Tag Archives: Iraqi Life

No Stars, Palm-Trees!

The two magic words, palm trees and Iraq, are attached and tied some way or another. Iraq has a desert weather and palm trees, obviously, live in a kind of weather. Iraqi palms are distinguished by their large compound and evergreen leaves that arranged at the top of a trunk. However, many palms around the world are exceptions to this statement, and Iraqi palms in fact show an extraordinary importance and obligation towards its homeland – Iraq. Economically and historically, Palm trees exhibit the Iraqi Identity on deferent perspectives.
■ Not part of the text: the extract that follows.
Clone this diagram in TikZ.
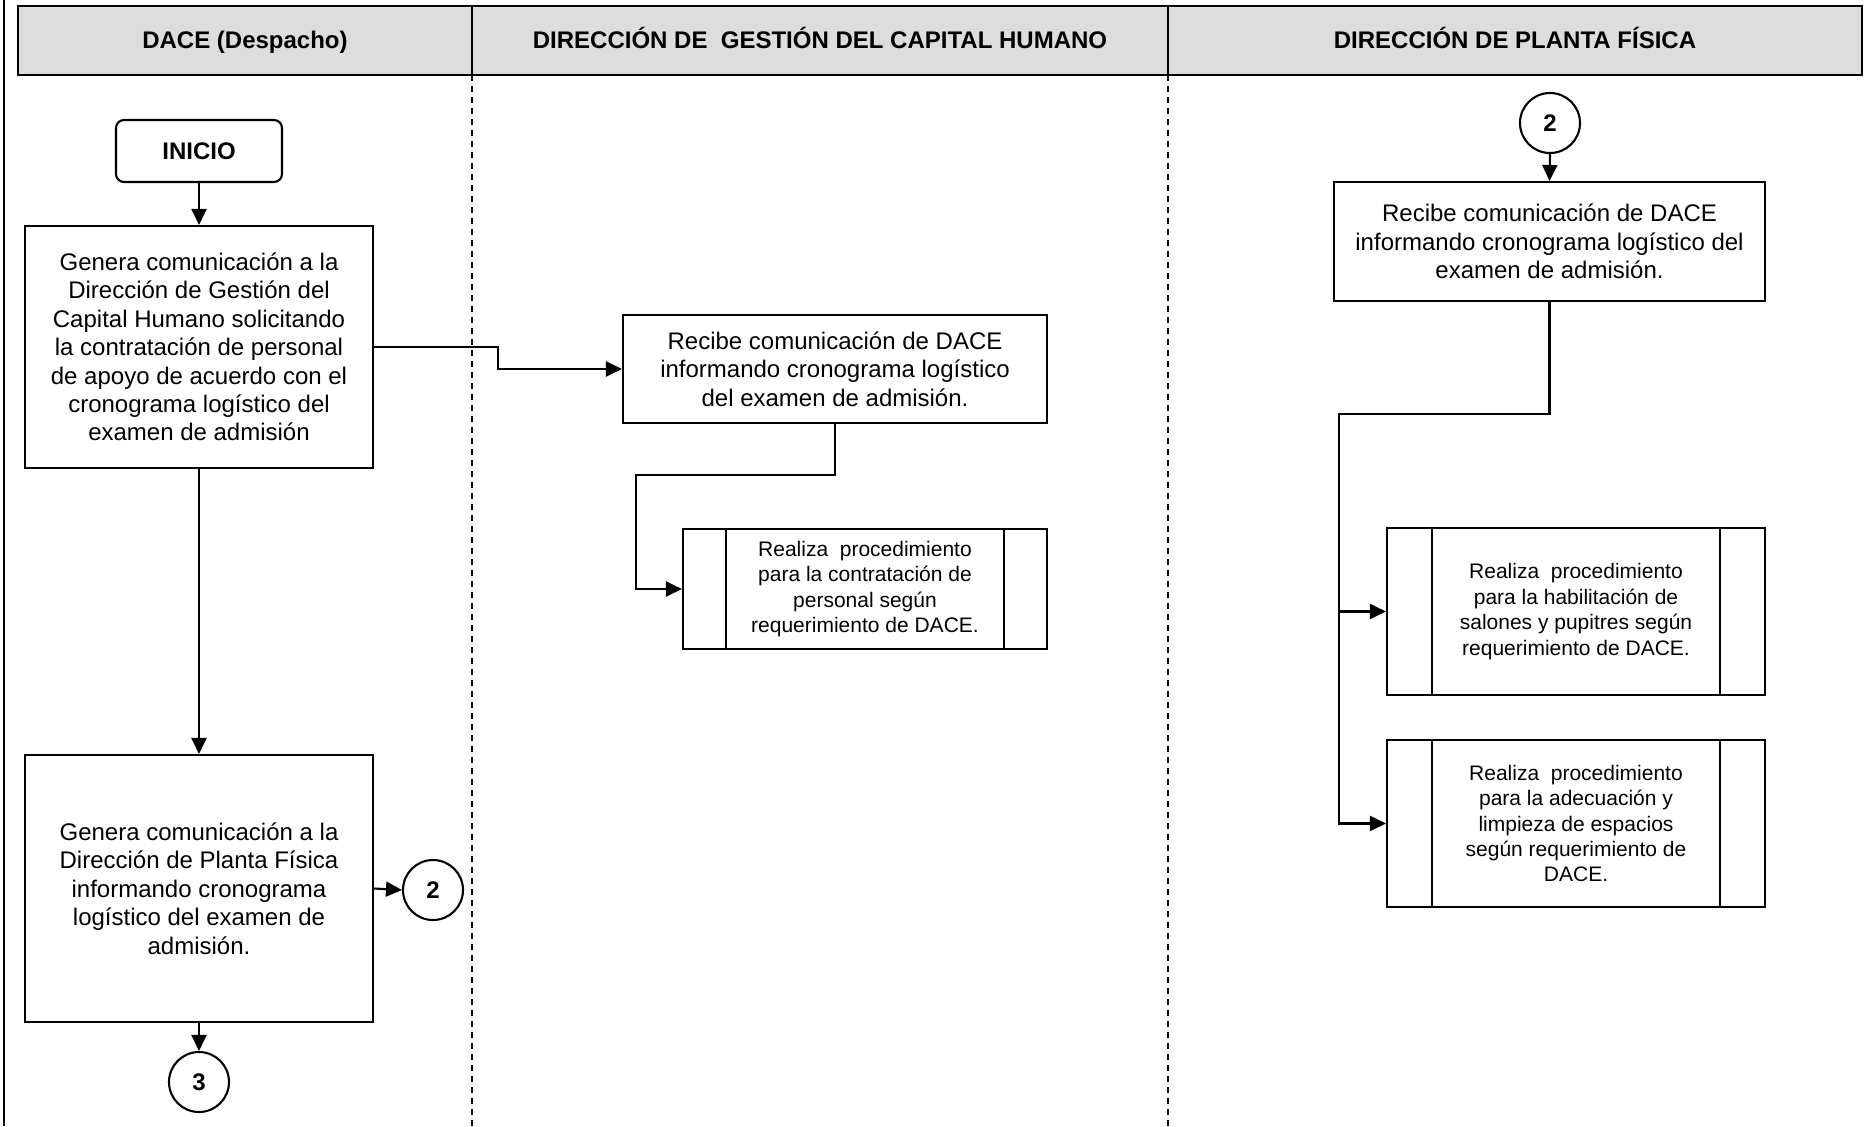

You can anticipate the palm trees from the second you enter the Iraqi border. Palm trees are one the most well-known and extensively useful plant families. Indeed, many common products are derived from palm trees: date-juice (Debes) is a typical food for Iraqis, especially when it combined with Rashi, a fluid that comes from sesame. Likewise, Kilecha is another product that labels Iraqis. it’s a cooked-dough that no-seed dates are cooked inside the dough. The look of the Kilecha can be shapes in many forms: circular, square, oval and might forms in any particular style. Surely, both Debes and Kilecha have their profitable importance. In fact, Iraq used to export palm’s products to its neighbors’ countries to stay economically stable. Moreover, Iraqi-Sothern’s palm trees, with dates that are borne on a branched spadix divided into 25 to 150 strands 30-75 cm long, are considered the most fruitful and productive palm trees in the region.


Apart from that, Palm trees have their historical significance. “The date-palm was first cultivated in Mesopotamia,” once said. Figuratively, palm trees can identify Iraqi money and formal identifications. As a matter of fact, my passport has an image of my palm tree! My identification card has an image of my palm tree! It’s not a coincidence, for almost 2000 B.C. years ago, Iraq had been known by its desert weather and fascinating landscapes, for it contains palms. “The palm tree is an ancient tree that has been grown in Iraq for thousands of years. There are about 450 varieties (cultivars) in Iraq. They vary in size, shape and color,” Mohammed A. Hegazi, an Iraqi-American writer, once said. In many cultures, including Iraqi’s, palms were frequently used as symbols for such ideas as victory, peace and prosperous era, Assyrians and Romans for instance.


In brief, I believe that Iraq had many accomplishments in its earlier life, so that it gained those three stars in its flag. In my personal point of view, stars should be replaced by three palm trees, for their values, merit and reputation among Iraqis. As noted earlier, a palm epitomizes my country, and so it corresponds to my beloved Iraqi identity. Although Iraq has the largest number of these amazing trees, still, Iraq suffers from poverty, negligence and omission towards palm trees. Palm trees, I love you; I miss you especially here in Syria, because there is no Khestawi!